Output the lines exactly, from the one where "What React, TypeScript" appears through the one where "Chart.register(...registerables);" appears. Images are left out.

## Input
--

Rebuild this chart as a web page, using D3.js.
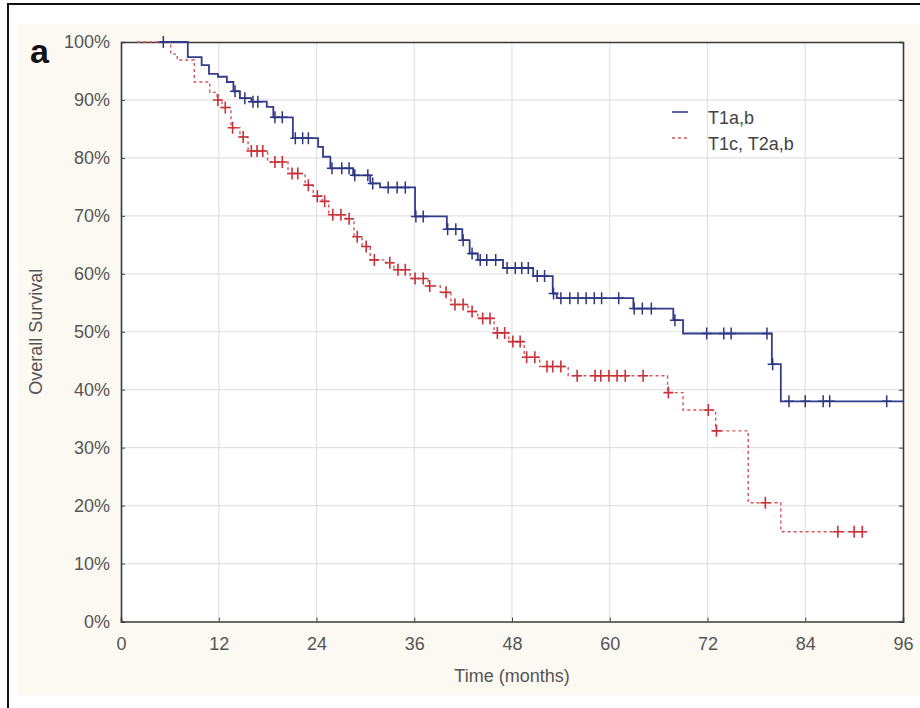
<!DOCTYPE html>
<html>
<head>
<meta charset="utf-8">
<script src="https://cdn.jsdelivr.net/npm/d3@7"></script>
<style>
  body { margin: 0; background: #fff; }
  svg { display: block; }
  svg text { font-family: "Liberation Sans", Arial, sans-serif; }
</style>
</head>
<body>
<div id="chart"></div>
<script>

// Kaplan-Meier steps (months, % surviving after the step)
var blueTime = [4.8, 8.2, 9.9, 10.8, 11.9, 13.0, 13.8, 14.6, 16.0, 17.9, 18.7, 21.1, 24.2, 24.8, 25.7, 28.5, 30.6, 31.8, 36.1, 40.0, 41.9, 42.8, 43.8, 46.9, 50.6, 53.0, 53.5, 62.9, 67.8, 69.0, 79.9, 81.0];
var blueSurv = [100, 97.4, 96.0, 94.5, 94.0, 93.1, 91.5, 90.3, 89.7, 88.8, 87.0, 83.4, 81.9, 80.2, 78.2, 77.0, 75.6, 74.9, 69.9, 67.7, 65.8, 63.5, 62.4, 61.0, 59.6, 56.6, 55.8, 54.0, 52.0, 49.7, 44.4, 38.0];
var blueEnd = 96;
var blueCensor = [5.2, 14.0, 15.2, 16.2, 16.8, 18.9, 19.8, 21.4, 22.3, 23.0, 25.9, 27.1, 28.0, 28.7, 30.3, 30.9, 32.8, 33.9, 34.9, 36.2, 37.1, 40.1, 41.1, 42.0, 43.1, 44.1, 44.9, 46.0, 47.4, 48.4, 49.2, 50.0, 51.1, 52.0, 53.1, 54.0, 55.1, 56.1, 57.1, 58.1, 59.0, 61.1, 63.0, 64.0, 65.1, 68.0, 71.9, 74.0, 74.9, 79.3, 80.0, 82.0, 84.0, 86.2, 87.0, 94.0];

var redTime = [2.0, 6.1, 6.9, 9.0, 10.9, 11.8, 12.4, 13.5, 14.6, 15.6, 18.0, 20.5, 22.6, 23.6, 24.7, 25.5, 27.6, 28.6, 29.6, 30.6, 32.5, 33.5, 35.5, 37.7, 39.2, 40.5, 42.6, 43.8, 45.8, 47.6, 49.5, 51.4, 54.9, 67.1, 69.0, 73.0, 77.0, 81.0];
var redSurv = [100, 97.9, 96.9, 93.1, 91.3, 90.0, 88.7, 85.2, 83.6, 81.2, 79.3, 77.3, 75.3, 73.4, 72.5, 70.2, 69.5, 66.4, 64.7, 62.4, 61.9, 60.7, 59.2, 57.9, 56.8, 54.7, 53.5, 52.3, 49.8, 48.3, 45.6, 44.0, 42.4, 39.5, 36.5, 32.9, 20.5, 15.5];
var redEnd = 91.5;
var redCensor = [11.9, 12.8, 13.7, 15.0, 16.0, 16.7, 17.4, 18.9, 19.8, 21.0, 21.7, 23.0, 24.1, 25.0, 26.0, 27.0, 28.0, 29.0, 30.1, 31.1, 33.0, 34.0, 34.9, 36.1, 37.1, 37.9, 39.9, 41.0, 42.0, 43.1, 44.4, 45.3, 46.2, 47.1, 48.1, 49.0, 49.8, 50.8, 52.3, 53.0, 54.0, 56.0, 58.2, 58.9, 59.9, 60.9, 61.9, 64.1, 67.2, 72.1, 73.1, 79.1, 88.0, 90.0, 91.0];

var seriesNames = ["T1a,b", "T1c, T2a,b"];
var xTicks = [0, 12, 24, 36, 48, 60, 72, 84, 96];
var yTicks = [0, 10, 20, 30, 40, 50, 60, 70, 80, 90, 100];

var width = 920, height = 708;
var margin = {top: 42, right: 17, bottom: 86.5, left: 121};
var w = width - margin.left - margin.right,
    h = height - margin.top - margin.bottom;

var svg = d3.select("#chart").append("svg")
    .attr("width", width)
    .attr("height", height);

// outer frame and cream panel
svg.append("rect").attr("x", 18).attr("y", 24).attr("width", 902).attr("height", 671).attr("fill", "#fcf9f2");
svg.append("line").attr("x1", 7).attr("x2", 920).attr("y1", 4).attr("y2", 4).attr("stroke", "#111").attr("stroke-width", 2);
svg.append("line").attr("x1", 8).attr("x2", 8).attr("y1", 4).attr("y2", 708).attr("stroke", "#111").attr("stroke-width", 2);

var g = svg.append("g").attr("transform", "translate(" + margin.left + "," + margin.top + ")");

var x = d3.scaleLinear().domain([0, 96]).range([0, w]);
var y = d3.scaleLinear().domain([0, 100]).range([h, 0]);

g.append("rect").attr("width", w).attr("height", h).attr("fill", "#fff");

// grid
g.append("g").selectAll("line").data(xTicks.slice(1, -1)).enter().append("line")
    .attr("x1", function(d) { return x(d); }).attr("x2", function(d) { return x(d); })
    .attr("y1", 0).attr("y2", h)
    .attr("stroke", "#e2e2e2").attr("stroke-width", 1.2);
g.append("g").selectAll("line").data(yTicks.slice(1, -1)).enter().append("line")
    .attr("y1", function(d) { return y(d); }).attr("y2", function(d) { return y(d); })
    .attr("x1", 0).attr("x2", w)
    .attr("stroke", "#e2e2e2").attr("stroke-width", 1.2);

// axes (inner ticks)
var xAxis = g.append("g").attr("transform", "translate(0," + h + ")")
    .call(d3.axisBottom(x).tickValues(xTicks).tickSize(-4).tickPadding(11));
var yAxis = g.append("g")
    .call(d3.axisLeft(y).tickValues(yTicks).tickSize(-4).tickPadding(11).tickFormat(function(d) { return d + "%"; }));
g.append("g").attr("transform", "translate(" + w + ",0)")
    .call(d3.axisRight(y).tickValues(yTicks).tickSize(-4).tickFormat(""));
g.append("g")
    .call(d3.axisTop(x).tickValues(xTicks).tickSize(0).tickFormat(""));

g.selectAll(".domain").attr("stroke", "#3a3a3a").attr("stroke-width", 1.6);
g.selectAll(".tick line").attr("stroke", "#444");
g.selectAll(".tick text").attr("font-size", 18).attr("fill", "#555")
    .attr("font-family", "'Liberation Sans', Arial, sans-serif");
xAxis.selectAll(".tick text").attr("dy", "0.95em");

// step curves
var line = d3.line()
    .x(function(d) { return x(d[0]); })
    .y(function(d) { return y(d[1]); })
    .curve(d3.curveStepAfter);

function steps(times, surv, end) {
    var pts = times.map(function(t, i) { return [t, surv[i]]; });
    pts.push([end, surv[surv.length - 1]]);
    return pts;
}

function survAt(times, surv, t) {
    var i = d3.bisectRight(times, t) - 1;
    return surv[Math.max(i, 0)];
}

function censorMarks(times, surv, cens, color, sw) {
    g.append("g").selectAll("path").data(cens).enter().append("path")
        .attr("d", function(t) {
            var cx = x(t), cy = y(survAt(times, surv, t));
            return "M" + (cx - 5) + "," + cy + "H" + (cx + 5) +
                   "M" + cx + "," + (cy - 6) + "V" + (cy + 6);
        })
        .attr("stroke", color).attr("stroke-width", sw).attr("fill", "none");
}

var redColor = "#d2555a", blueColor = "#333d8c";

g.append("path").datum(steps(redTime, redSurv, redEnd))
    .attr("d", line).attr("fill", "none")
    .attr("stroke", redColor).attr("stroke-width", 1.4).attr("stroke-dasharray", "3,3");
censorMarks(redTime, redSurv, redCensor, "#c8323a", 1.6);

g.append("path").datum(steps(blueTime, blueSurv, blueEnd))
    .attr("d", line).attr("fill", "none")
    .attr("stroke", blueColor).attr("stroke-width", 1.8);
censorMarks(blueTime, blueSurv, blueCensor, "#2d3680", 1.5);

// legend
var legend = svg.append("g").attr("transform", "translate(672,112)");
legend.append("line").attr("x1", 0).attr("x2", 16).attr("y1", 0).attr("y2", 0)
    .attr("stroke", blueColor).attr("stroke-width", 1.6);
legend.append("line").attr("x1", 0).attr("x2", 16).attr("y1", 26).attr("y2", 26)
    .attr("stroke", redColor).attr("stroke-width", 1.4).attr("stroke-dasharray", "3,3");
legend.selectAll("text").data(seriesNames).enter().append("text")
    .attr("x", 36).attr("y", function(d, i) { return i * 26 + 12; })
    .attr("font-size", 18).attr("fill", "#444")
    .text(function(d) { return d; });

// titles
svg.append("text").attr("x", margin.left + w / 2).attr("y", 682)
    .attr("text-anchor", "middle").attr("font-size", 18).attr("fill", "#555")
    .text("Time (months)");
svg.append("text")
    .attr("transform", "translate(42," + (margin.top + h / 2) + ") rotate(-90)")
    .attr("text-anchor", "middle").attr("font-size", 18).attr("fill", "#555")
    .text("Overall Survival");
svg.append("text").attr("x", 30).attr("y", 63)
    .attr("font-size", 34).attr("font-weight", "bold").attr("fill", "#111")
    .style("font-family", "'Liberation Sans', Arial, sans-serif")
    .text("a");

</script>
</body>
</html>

--

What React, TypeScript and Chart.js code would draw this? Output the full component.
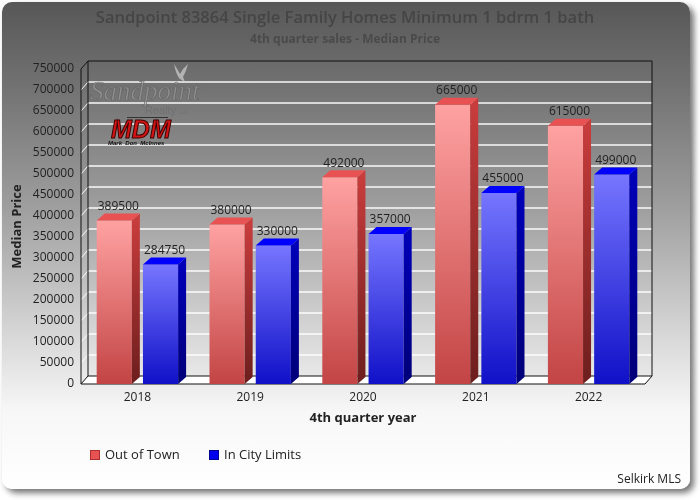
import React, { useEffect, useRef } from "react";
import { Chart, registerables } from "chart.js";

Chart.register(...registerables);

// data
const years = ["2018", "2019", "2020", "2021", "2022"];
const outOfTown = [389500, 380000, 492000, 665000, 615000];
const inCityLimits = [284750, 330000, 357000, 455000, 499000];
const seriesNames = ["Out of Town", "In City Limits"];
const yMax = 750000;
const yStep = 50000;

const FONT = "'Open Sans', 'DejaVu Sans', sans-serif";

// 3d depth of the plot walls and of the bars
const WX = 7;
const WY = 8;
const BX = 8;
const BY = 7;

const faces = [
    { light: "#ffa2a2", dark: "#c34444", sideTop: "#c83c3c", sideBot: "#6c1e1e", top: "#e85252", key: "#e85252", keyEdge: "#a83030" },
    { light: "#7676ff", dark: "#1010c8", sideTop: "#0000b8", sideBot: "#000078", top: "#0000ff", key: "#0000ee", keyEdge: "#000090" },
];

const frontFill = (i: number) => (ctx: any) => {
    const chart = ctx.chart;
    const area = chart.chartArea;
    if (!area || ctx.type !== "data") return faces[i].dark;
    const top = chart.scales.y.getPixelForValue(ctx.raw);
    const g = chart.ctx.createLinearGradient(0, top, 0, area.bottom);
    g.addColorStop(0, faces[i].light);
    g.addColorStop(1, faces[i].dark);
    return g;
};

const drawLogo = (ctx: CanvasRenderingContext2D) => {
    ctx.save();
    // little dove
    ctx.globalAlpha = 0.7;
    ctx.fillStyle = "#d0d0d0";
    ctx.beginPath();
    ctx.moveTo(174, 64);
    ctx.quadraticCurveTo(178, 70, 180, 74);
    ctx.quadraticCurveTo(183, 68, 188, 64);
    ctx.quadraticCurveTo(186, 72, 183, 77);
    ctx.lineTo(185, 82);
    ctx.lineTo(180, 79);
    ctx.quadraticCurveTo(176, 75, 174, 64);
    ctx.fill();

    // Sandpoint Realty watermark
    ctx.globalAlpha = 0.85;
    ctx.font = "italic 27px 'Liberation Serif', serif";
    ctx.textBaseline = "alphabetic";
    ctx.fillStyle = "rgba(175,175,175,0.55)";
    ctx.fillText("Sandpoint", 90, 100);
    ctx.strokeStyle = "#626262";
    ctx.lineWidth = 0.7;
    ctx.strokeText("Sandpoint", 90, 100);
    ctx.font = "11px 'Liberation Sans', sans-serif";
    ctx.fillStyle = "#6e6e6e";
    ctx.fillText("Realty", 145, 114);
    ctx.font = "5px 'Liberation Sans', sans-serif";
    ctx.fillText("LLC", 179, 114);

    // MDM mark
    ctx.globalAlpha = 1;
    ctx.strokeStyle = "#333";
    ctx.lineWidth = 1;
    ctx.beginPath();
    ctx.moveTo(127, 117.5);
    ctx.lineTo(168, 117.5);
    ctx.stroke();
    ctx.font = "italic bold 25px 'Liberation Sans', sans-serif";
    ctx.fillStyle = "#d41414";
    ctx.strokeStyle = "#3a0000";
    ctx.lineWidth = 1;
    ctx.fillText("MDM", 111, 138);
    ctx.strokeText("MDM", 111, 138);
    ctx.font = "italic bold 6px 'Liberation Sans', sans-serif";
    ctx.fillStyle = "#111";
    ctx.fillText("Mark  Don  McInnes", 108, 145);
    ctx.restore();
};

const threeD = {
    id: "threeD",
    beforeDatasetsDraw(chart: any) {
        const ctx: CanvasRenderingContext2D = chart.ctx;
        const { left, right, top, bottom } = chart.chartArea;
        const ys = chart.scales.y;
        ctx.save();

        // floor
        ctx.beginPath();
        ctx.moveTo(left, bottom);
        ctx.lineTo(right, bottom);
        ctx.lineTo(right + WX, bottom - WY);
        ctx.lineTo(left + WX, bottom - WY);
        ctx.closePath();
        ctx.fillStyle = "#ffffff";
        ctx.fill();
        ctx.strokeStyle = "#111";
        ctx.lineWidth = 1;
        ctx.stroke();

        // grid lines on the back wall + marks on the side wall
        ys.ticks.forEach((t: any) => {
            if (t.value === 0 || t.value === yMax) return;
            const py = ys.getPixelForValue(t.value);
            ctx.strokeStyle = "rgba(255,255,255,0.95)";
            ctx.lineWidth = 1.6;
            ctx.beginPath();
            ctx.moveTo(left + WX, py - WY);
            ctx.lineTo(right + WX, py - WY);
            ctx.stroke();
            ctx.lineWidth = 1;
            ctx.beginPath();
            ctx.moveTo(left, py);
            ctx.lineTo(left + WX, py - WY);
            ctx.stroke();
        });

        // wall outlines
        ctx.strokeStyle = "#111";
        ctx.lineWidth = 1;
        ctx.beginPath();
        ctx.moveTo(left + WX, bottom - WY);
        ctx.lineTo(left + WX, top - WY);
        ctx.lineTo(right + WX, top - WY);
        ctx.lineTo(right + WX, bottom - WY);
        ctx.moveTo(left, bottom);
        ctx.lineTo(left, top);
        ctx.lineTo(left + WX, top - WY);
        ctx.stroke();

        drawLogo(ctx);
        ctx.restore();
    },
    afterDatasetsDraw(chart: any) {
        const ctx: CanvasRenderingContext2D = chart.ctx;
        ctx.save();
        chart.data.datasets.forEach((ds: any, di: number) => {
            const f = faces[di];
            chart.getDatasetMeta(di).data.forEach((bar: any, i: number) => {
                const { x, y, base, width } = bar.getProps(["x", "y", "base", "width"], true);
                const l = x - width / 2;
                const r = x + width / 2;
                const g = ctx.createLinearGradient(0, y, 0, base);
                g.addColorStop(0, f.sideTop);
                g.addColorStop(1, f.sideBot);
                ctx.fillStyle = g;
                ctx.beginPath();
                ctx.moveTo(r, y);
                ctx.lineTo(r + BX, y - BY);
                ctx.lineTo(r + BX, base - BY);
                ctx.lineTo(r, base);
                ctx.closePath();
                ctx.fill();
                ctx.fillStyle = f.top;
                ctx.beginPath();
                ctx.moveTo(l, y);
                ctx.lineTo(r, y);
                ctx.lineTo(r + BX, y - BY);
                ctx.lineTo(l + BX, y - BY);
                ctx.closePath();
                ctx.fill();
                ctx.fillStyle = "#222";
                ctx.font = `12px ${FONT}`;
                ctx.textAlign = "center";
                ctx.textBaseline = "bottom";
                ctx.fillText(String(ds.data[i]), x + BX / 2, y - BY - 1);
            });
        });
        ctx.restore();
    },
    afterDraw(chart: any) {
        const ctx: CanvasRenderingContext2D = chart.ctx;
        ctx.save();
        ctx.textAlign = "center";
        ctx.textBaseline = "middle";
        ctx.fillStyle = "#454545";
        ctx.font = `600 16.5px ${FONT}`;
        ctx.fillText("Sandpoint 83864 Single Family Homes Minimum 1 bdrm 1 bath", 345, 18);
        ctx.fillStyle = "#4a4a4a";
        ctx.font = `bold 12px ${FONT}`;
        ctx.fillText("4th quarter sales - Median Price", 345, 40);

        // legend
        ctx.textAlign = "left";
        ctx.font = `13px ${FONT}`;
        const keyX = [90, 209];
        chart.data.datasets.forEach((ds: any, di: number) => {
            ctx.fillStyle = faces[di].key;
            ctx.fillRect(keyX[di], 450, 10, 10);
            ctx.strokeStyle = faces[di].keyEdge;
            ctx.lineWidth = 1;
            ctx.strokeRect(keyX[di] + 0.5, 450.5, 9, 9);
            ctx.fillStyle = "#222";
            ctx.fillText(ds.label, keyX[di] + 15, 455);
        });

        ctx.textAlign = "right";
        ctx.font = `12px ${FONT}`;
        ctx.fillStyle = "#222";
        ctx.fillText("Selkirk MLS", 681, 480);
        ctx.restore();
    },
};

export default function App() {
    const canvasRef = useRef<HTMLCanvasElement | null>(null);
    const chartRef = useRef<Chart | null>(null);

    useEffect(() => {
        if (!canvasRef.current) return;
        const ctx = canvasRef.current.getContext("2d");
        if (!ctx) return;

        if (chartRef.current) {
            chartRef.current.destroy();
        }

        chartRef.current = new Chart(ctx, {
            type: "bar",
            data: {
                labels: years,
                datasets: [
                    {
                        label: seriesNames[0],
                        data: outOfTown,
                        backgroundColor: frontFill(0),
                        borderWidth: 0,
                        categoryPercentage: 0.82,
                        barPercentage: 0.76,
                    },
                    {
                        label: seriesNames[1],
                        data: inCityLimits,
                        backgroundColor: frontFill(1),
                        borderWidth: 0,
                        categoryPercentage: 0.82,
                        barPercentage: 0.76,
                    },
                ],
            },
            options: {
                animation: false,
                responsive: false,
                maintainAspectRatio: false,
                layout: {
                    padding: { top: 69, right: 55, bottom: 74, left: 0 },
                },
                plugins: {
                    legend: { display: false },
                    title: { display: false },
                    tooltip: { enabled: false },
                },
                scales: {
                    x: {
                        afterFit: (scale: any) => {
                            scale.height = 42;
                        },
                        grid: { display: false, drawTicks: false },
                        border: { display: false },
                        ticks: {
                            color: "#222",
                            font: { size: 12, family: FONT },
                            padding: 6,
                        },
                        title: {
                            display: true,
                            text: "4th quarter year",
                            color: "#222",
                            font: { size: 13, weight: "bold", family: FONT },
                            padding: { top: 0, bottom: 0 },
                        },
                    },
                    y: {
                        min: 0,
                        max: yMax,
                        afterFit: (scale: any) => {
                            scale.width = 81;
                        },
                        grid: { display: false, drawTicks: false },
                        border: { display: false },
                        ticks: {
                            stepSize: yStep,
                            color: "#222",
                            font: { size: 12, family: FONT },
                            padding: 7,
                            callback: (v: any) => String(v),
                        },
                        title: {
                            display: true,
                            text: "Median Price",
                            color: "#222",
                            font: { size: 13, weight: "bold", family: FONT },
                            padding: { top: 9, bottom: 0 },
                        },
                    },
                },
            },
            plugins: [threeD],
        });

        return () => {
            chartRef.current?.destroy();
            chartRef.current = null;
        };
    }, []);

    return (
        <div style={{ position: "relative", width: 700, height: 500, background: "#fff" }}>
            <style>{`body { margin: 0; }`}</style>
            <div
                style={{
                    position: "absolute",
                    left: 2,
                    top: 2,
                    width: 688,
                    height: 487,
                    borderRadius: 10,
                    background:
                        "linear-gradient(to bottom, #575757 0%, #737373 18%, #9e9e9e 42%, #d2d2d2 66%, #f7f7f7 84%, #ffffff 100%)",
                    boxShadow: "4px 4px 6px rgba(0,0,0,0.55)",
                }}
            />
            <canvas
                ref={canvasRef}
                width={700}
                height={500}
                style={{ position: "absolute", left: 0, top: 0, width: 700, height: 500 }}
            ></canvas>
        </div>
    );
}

--

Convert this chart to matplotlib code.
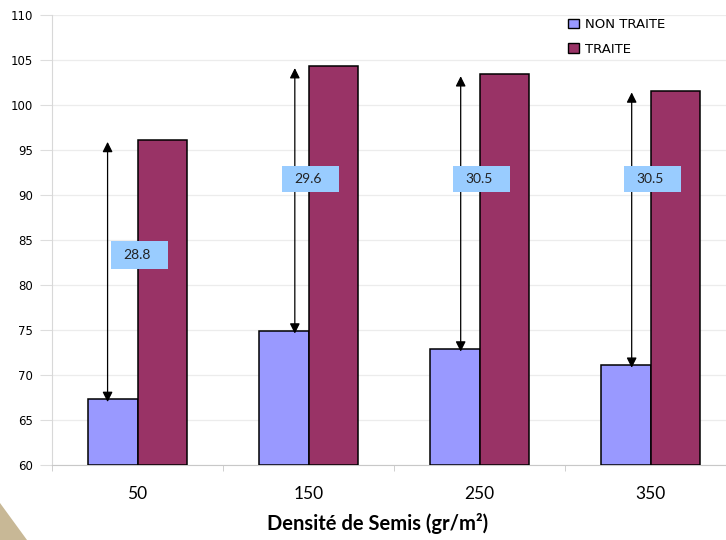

--

## Solved exercise
What React, TypeScript and Chart.js code would draw this? Output the full component.
import React, { useEffect, useRef } from "react";
import { Chart, registerables } from "chart.js";

Chart.register(...registerables);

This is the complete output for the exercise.